Regarding the wrenching upheavals, “I think there’s clearly a lot of reasons to be concerned,” said Benjamin Toff, an associate professor at the University of Minnesota’s Hubbard School of Journalism and Mass Communication. “I don’t think it’s coincidence or accident that these things are happening at the same time.”
But the changes are often obscured by the velocity and ferocity of the news narrative, said James Hohmann, a Washington Post editorial writer and columnist. Hohmann, a native Minnesotan, was back in his home state on Wednesday, speaking about the election at the Humphrey School of Public Affairs. In an interview, Hohmann, who’s also a lecturer teaching courses on campaigns and Congress at his alma mater, Stanford University, said that “it’s easy to lose the forest for the trees and not look at the big picture, to be so caught up in the ephemeral thing, the daily outrage, to miss the tectonic shifts that are happening in our politics and media.”

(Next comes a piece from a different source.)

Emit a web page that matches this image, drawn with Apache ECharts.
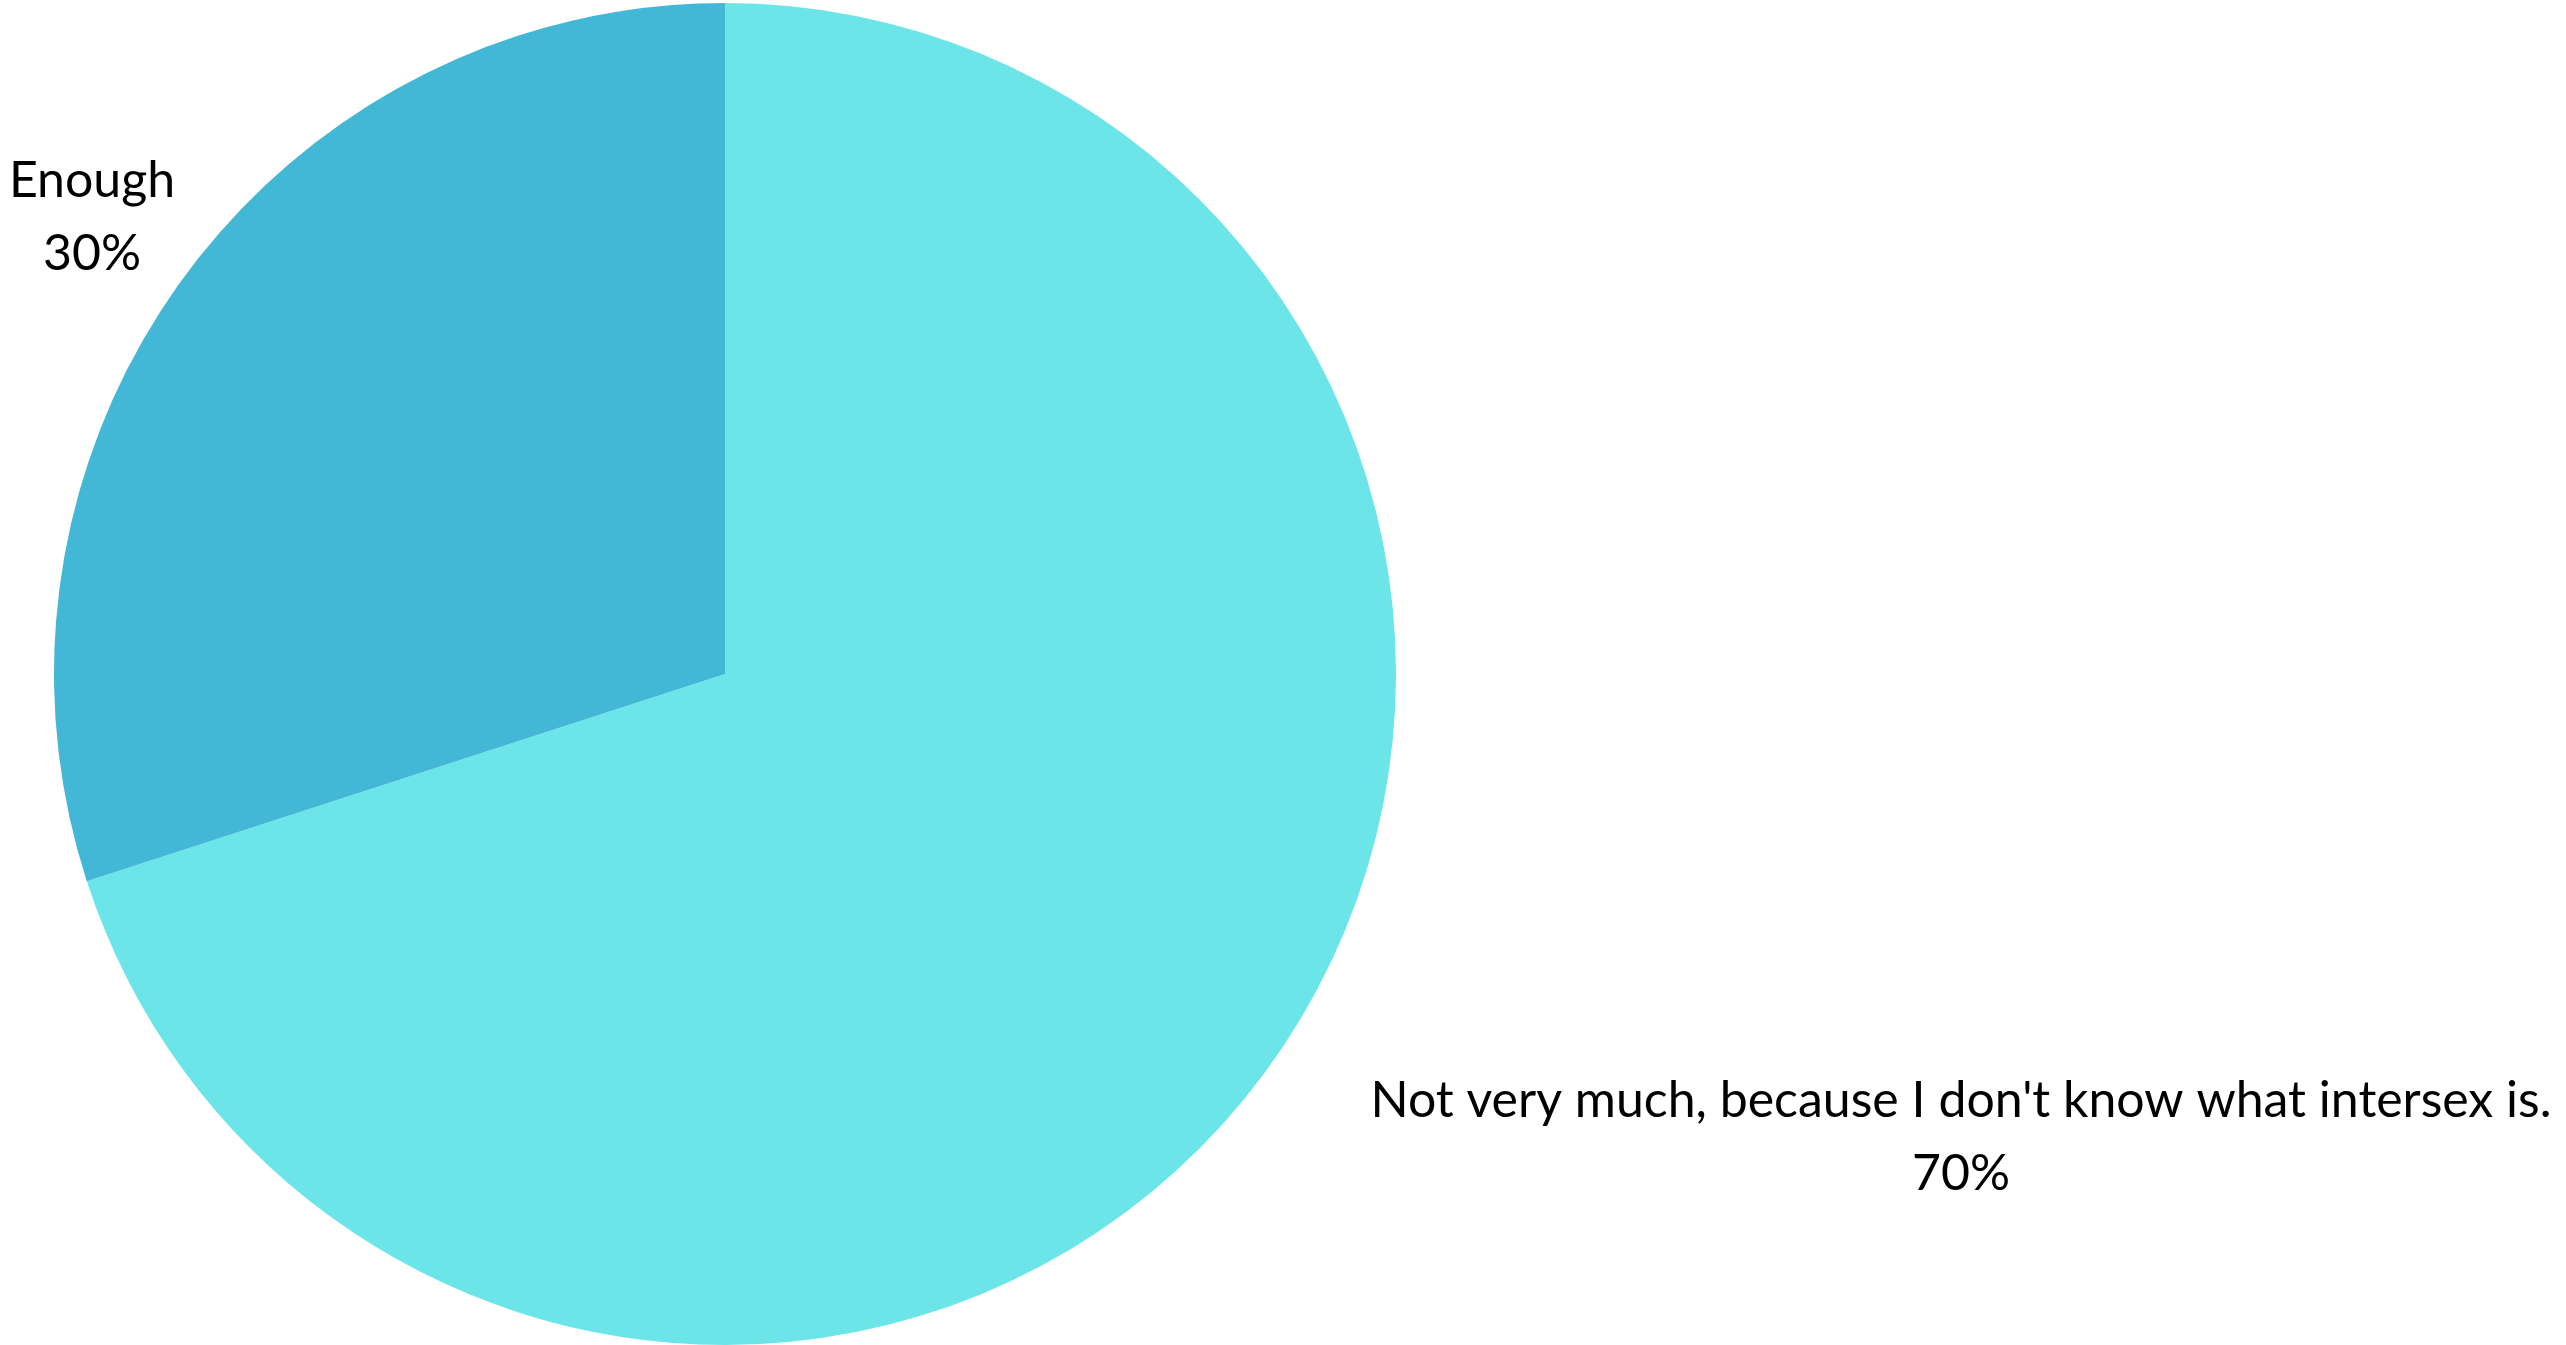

In media this includes the threat that “the AI revolution is going to have dramatic effects on journalism” — especially as it changes online search, which has been a key driver of traffic to news sites. Regarding politics and media, Hohmann said that “the incentive structures have changed so that there are very strong incentives to be provocative and outrageous” which “emphasizes stuff that makes people angrier, and I think that’s been very deleterious.”